Outside Magazine February 2003
Saturday, February 01, 2003 8

The Coldest War

High in the Karakoram, the stubborn armies of India and Pakistan have faced off for 19 years on the Siachen Glacier, the world's highest battleground and a flash point in the deadly dispute over Kashmir. In this exclusive report, an American writer and photographer spend two months inside the ultimate no-man's-land, witnessing the human and environmental devastation of a conflict without end.

By:
Hell froze over: one of several Indian army bivouacs despoiling the Siachen Glacier (Teru Kuwayama)

There was no wind to disperse the odor that hung over Kumar like a malignant bouquet: raw kerosene, raw vegetables, raw sewage. I breathed it in, tasted it. Even by the standards of men who are too busy fighting one another to care about the damage they've done to a magnificent ecosystem, this was too much.

Yaseen, however, seemed oddly cheerful about it all. "I am so happy to have come here and been given the chance to see this garbage!" he declared. I asked why.

"Why? Because many of my friends in the army told me about how much trash was here and how it has spoiled the glacier, and I didn't believe them. But now I've seen it for myself. Now I know that my friends were telling the truth."

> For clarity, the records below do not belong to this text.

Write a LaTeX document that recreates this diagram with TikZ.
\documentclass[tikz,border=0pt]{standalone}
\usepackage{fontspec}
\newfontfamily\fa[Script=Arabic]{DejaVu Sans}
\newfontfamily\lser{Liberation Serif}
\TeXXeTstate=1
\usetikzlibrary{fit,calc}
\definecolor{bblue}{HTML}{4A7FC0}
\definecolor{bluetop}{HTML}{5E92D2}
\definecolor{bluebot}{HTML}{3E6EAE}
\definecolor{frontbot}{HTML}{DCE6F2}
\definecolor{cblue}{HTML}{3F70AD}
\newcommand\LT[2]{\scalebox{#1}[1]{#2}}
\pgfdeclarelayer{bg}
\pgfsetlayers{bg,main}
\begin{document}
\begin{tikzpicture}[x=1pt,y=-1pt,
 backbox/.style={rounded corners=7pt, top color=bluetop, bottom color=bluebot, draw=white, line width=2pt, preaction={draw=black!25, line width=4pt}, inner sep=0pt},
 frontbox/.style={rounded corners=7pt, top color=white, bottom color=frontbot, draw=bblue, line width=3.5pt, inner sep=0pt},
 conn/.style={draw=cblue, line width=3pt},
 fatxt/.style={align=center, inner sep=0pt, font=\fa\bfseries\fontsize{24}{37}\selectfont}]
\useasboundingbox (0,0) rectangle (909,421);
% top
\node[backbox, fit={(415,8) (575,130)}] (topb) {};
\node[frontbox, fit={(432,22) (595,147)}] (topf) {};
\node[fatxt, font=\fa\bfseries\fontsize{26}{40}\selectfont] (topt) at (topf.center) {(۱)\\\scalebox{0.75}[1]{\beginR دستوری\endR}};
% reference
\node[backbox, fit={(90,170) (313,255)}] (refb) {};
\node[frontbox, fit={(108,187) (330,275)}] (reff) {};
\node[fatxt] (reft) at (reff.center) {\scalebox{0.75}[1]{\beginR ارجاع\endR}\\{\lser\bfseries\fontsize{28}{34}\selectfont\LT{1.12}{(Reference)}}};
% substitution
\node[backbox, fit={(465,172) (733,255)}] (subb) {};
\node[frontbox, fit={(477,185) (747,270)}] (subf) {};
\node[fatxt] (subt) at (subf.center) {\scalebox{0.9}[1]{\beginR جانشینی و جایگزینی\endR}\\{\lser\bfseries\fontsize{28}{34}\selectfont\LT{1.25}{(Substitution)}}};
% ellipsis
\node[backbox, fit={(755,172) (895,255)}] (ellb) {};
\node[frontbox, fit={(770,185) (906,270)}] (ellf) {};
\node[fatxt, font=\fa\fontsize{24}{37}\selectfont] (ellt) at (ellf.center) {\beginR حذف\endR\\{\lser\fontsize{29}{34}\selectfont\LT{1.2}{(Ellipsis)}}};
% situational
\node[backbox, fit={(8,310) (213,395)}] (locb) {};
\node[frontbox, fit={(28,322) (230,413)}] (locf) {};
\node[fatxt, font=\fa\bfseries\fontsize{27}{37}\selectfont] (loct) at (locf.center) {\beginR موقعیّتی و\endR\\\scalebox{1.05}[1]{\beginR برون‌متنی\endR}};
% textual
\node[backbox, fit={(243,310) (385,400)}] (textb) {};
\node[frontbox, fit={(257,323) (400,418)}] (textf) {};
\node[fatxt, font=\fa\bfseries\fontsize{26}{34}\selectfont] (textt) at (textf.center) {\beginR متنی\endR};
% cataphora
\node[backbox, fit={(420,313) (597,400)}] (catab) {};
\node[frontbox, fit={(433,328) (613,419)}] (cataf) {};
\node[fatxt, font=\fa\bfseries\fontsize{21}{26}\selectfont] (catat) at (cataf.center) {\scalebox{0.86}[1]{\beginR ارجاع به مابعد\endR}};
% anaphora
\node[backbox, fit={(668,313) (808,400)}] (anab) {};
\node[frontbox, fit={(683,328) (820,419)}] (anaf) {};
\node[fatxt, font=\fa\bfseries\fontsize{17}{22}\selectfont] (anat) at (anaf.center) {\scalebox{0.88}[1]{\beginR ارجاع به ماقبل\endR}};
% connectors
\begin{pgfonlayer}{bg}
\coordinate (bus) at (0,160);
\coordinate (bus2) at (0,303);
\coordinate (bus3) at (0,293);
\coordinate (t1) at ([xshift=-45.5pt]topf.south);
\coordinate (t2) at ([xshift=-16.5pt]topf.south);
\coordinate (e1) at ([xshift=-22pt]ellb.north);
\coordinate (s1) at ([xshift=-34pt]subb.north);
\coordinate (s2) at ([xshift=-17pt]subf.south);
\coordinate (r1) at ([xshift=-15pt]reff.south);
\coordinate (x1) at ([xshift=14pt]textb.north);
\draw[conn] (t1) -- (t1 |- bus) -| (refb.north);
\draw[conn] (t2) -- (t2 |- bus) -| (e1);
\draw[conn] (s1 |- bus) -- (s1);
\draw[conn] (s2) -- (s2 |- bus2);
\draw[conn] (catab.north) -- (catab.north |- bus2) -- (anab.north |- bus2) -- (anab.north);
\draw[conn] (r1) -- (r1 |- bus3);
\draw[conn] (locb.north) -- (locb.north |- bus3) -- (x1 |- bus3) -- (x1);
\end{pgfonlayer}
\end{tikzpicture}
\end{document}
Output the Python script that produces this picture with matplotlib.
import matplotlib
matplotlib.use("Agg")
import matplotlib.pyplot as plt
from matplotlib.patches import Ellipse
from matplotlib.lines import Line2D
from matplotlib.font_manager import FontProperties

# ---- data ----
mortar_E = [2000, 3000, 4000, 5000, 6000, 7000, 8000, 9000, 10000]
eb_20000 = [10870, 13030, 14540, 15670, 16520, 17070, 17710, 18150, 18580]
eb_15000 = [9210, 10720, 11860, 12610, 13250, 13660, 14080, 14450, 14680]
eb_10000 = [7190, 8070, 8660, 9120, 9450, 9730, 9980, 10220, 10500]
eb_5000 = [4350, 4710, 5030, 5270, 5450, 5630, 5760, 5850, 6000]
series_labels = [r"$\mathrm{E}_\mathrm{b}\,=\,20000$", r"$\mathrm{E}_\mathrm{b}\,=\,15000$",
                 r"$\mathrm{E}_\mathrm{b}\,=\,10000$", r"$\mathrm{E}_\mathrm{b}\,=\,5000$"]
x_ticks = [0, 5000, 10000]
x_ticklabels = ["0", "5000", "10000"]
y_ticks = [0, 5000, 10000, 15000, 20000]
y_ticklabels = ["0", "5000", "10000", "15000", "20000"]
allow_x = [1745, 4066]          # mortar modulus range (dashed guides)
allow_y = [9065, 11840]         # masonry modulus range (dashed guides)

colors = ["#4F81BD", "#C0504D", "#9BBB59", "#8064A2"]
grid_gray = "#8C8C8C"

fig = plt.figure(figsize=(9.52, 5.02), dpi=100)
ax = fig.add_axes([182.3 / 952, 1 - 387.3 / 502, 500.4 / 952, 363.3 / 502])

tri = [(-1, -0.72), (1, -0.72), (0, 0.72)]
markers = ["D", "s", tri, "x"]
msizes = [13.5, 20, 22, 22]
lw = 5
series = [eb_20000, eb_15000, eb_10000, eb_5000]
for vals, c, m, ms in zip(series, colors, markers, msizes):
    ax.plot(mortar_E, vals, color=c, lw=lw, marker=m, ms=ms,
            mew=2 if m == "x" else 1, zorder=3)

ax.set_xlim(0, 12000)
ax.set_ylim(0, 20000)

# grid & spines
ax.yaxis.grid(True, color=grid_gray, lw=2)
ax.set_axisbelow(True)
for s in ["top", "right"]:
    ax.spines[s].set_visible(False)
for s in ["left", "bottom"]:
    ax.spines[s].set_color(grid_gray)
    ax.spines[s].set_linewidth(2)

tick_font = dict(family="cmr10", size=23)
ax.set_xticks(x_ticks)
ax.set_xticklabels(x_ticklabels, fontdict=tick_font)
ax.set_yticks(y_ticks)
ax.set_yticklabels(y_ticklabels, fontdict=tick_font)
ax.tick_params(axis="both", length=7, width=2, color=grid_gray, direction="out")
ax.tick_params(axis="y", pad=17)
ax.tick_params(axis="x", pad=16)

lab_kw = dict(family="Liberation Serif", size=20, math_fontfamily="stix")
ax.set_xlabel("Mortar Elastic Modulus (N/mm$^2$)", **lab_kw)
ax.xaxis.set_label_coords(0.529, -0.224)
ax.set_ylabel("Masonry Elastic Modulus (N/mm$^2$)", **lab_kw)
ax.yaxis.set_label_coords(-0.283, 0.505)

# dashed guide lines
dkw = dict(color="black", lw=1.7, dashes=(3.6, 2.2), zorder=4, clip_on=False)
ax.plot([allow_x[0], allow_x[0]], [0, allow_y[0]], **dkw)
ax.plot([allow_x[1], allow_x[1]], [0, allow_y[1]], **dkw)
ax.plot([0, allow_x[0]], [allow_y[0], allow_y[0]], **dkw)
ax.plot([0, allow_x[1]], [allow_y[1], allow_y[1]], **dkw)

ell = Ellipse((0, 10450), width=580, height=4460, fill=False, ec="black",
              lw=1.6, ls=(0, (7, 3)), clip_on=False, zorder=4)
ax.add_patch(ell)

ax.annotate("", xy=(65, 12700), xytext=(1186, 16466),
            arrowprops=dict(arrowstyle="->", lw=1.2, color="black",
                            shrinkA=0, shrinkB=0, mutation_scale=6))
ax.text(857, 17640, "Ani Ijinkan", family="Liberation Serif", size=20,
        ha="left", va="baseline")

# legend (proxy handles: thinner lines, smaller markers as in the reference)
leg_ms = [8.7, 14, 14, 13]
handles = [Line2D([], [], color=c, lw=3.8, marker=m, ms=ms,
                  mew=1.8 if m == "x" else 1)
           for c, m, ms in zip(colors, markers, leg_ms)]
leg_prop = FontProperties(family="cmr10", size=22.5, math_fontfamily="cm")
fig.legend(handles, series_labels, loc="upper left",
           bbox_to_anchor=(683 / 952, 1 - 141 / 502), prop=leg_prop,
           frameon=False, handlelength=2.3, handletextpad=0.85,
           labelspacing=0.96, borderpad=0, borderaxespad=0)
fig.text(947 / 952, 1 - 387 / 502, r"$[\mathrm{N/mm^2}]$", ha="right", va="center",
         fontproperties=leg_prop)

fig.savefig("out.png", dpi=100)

THE MOST CRITICAL SECTION of the 1,800-mile border between India and Pakistan is a 450-mile line that cuts through the valleys and mountains of Kashmir. Here, for more than half a century, at least 500,000 Indian and Pakistani troops have faced off. In 1965 and again in 1971, the armies fought two conventional wars, both of which Pakistan lost. Since the late eighties, the border has also been the focus of a brutal guerrilla-style conflict. While thousands of Islamic militants trained in Pakistan have crossed the border to wage jihad, Indian security forces in Kashmir have imprisoned, tortured, or executed hundreds of civilians suspected of collaborating with the militants. In the past 14 years, more than 36,000 Kashmiris have died. These facts alone would probably qualify it as the most dangerous border in the world, even if it did not harbor the potential to trigger a nuclear holocaust.

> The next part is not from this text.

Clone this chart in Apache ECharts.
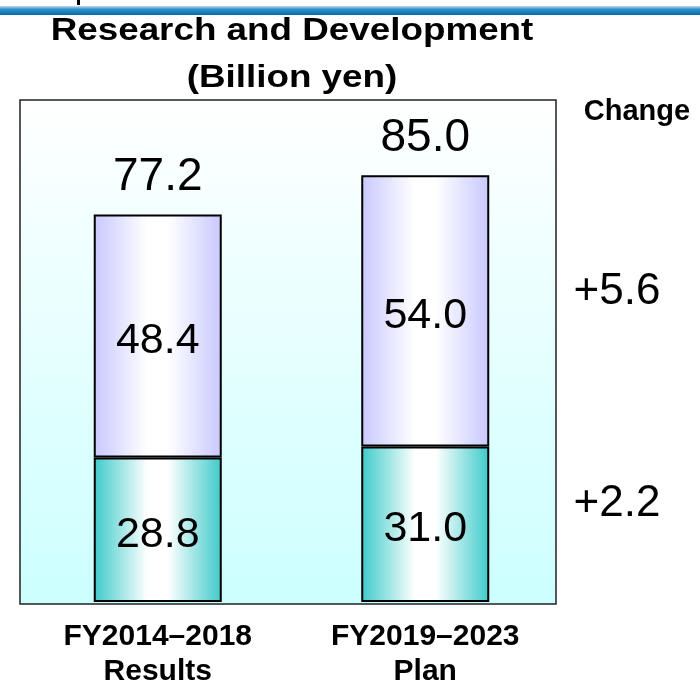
<!DOCTYPE html>
<html>
<head>
<meta charset="utf-8">
<script src="https://cdn.jsdelivr.net/npm/echarts@6/dist/echarts.min.js"></script>
<style>
  html, body { margin: 0; padding: 0; background: #fff; }
  #chart { width: 700px; height: 689px; }
</style>
</head>
<body>
<div id="chart"></div>
<script>
// data
const categories = ['FY2014\u20132018\nResults', 'FY2019\u20132023\nPlan']
const lowerValues = [28.8, 31.0]
const upperValues = [48.4, 54.0]
const totals = [77.2, 85.0]
const changeLabels = ['+5.6', '+2.2']

const FONT = '"Liberation Sans", Arial, sans-serif'

const chart = echarts.init(document.getElementById('chart'))

function hGrad(edge) {
  return new echarts.graphic.LinearGradient(0, 0, 1, 0, [
    { offset: 0, color: edge },
    { offset: 0.42, color: '#ffffff' },
    { offset: 0.58, color: '#ffffff' },
    { offset: 1, color: edge },
  ])
}

const segLabel = {
  show: true,
  position: 'inside',
  offset: [0, 5],
  fontFamily: FONT,
  fontSize: 43,
  color: '#000',
  formatter: (p) => p.value.toFixed(1),
}

chart.setOption({
  animation: false,
  graphic: [
    {
      type: 'rect',
      z: -10,
      shape: { x: 0, y: 6, width: 700, height: 9 },
      style: {
        fill: new echarts.graphic.LinearGradient(0, 0, 0, 1, [
          { offset: 0, color: '#c9dcea' },
          { offset: 0.35, color: '#2a95d0' },
          { offset: 1, color: '#0a6aa8' },
        ]),
      },
    },
    { type: 'rect', z: -10, shape: { x: 77, y: 0, width: 3, height: 5 }, style: { fill: '#000' } },
    {
      // title, a bit wider than plain Arial like the slide
      type: 'text', x: 292, y: 8, scaleX: 1.15,
      style: {
        text: 'Research and Development\n(Billion yen)',
        fontFamily: FONT, fontWeight: 'bold', fontSize: 32, lineHeight: 47,
        fill: '#000', align: 'center', verticalAlign: 'top',
      },
    },
    {
      type: 'rect',
      z: -5,
      shape: { x: 20, y: 100, width: 536, height: 504 },
      style: {
        fill: new echarts.graphic.LinearGradient(0, 0, 0, 1, [
          { offset: 0, color: '#ffffff' },
          { offset: 1, color: '#ccffff' },
        ]),
        stroke: '#222',
        lineWidth: 1.5,
      },
    },
    {
      type: 'text', x: 637, y: 112,
      style: { text: 'Change', fontFamily: FONT, fontWeight: 'bold', fontSize: 29, fill: '#000', align: 'center', verticalAlign: 'middle' },
    },
    {
      type: 'text', x: 617, y: 292,
      style: { text: changeLabels[0], fontFamily: FONT, fontSize: 44, fill: '#000', align: 'center', verticalAlign: 'middle' },
    },
    {
      type: 'text', x: 617, y: 504,
      style: { text: changeLabels[1], fontFamily: FONT, fontSize: 44, fill: '#000', align: 'center', verticalAlign: 'middle' },
    },
  ],
  grid: { left: 24, right: 141, top: 100, bottom: 85 },
  xAxis: {
    type: 'category',
    data: categories,
    axisLine: { show: false },
    axisTick: { show: false },
    axisLabel: {
      margin: 17,
      fontFamily: FONT,
      fontWeight: 'bold',
      fontSize: 30,
      lineHeight: 35,
      color: '#000',
    },
  },
  yAxis: {
    type: 'value',
    min: 0,
    max: 100,
    show: false,
  },
  series: [
    {
      name: 'lower',
      type: 'bar',
      stack: 'rd',
      barWidth: 128,
      barGap: '-100%',
      data: lowerValues,
      itemStyle: { color: hGrad('#3ecaca'), borderColor: '#000', borderWidth: 2 },
      label: segLabel,
    },
    {
      name: 'upper',
      type: 'bar',
      stack: 'rd',
      barWidth: 128,
      barGap: '-100%',
      data: upperValues,
      itemStyle: { color: hGrad('#c8c8ff'), borderColor: '#000', borderWidth: 2 },
      label: segLabel,
    },
    {
      name: 'total',
      type: 'bar',
      barWidth: 128,
      barGap: '-100%',
      z: 1,
      data: totals,
      itemStyle: { color: 'transparent' },
      label: {
        show: true,
        position: 'top',
        distance: 14,
        fontFamily: FONT,
        fontSize: 46,
        color: '#000',
        formatter: (p) => p.value.toFixed(1),
      },
    },
  ],
})
</script>
</body>
</html>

Ten years ago, the U.S. Central Intelligence Agency concluded that Kashmir was emerging as the most likely place on earth for a nuclear war to break out. This seemed imminent in the early spring of 1999, when 800 Pakistan-supported militants seized a 17,000-foot ridge overlooking the cities of Kargil and Dras in India-controlled Kashmir and began shelling a vital Indian military road that connects Srinagar to Leh and the Siachen Glacier. India responded with full force, and by early May of that year there was heavy fighting along 100 miles of the border. The situation was especially unstable: Only twelve months earlier, India and then Pakistan had each carried out successful nuclear detonations for the first time. By July 4, when the Clinton administration forced Pakistani prime minister Nawaz Sharif to back down, both sides had reportedly put their nuclear strike forces on alert.

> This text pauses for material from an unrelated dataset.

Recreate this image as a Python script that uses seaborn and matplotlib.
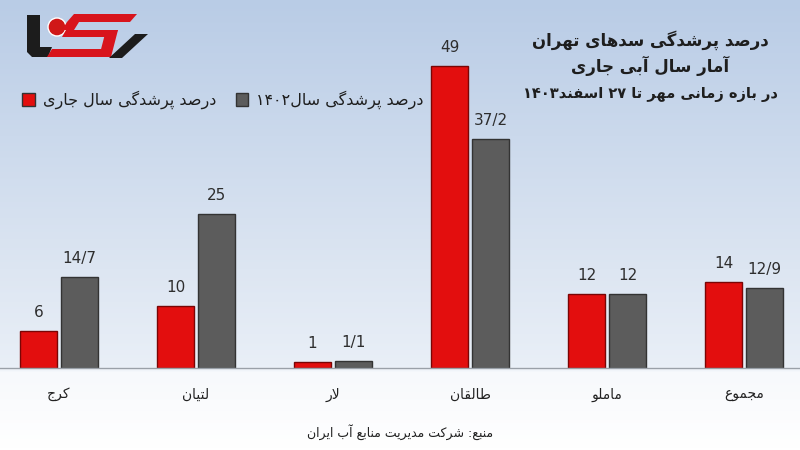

The origin of this larger conflict can be precisely dated to midnight on August 15, 1947, when Britain's Indian Empire was officially partitioned into the new nations of India and Pakistan. The upheavals of Partition produced one of the largest migrations of refugees in modern history—some ten million people—and the slaughter of as many as one million Hindus, Sikhs, and Muslims as neighbor killed neighbor during the chaos that ensued. Another casualty was the princely state of Jammu and Kashmir (commonly referred to simply as Kashmir), which had a Muslim-majority population ruled by a Hindu maharajah and would soon become the object of a bloody tug-of-war. Two months after Partition, India and Pakistan crossed swords over Kashmir, and they've never really stopped.

When the first round of full-blown fighting ended in January 1949, two-thirds of Kashmir was in Indian hands, including Jammu, the Buddhist region of Ladakh, and the biggest prize of all, the legendary Vale of Kashmir. Pakistan got the regions of Gilgit and Baltistan, which it now calls the Northern Territories, plus a sliver of southwestern Kashmir. According to the United Nations, the final disposition of the entire region—pending to this day—is to be determined by a plebiscite among Kashmiri citizens, the majority of whom are still Muslim. Until that vote takes place or an acceptable alternative is put forth, the de facto border has been the cease-fire line, now known as the Line of Control, which begins near the Indian city of Jammu and cuts a wobbly path northeast toward China.

That line stops well short of the Chinese border at a map coordinate known as NJ9842. At the time of the cease-fire, no fighting had taken place beyond this point because the area was too remote. Negotiators from both countries simply agreed that, starting at NJ9842, the line would be understood to extend "thence north to the glaciers."